A simple reactive blending method for in situ grafting of a low molecular weight poly(ethylene glycol) (PEG) was introduced to improve the ductility of poly(lactic acid)
(PLA).
The acryl groups of PEGA monomers were successfully reacted with PLA chains to form graft copolymers, which was confirmed from the results of NMR spectra, FTIR spectra, and XRD patterns as well as solvent extraction.
The glass transition temperature (Tg) of the grafted PLA (PLEAs) significantly decreased by 24 C compared with that of PLA. Besides, the glass transition of the PLEAs was defused at a broad temperature range between 15 C and 56 C depending on the grafted PEGA amount.
The melting temperature was also slightly lowered from 169.6 C for PLA to 163.1 C for PLEA40.

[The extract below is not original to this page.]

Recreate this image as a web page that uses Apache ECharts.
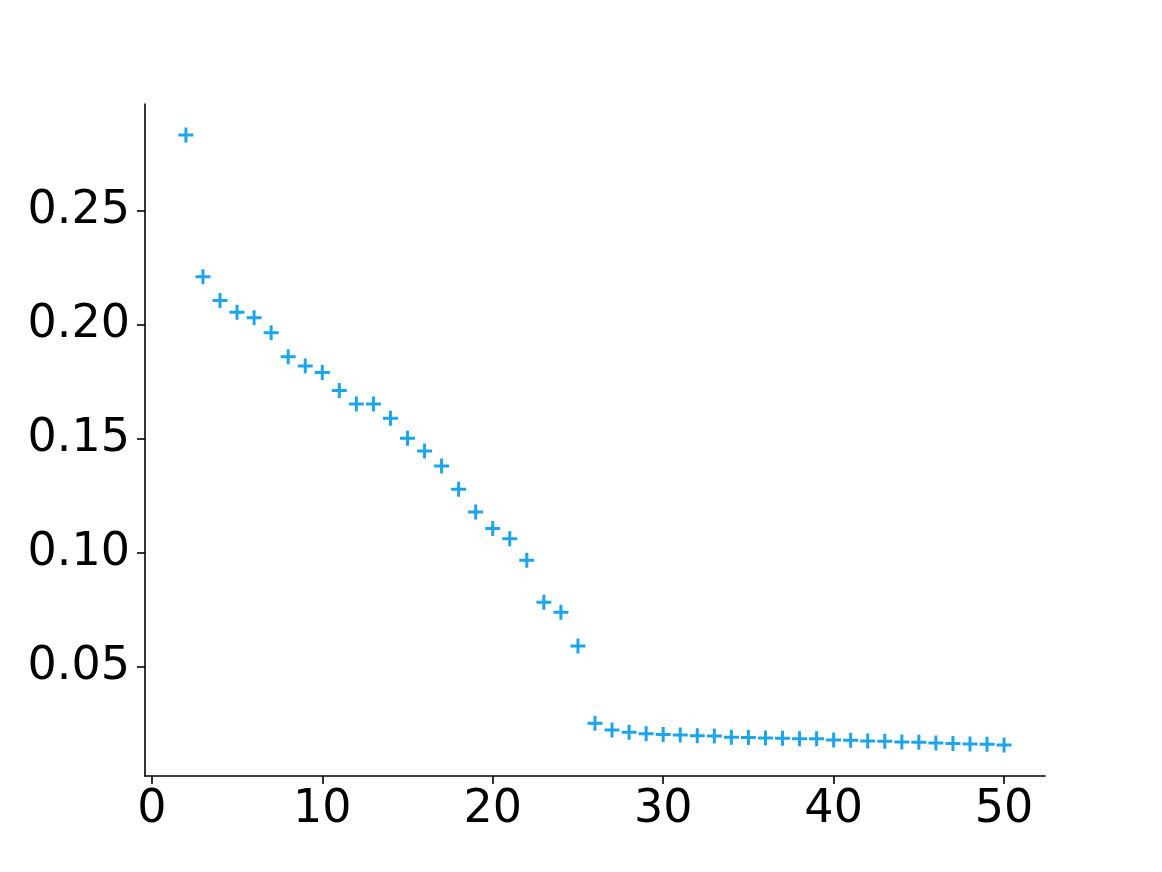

Interestingly, the degree of crystallinity for PLEAs apparently increased compared with neat PLA even though the melting enthalpy was decreased by 36% for PLEA30.
The Young’s modulus was decreased 66% from 1.3 GPa to 0.4 GPa and the elongation at break was increased by 380% from 4.7% to 17.9%.
These results explain that the grafted PEG moieties obviously affected the mechanical ductility of the PLA and plasticized the PLA matrix.
The grafted PEG moieties also facilitate hydrolytic degradation especially when the PEGA content is above 20%.
In conclusion, glass transition temperature and mechanical flexibility as well as biodegradability can be optimized by in-situ reactive blending via controlling
the grafted PEG amount in PLEAs which are suitable for applications as flexible films in advanced biodegradable materials.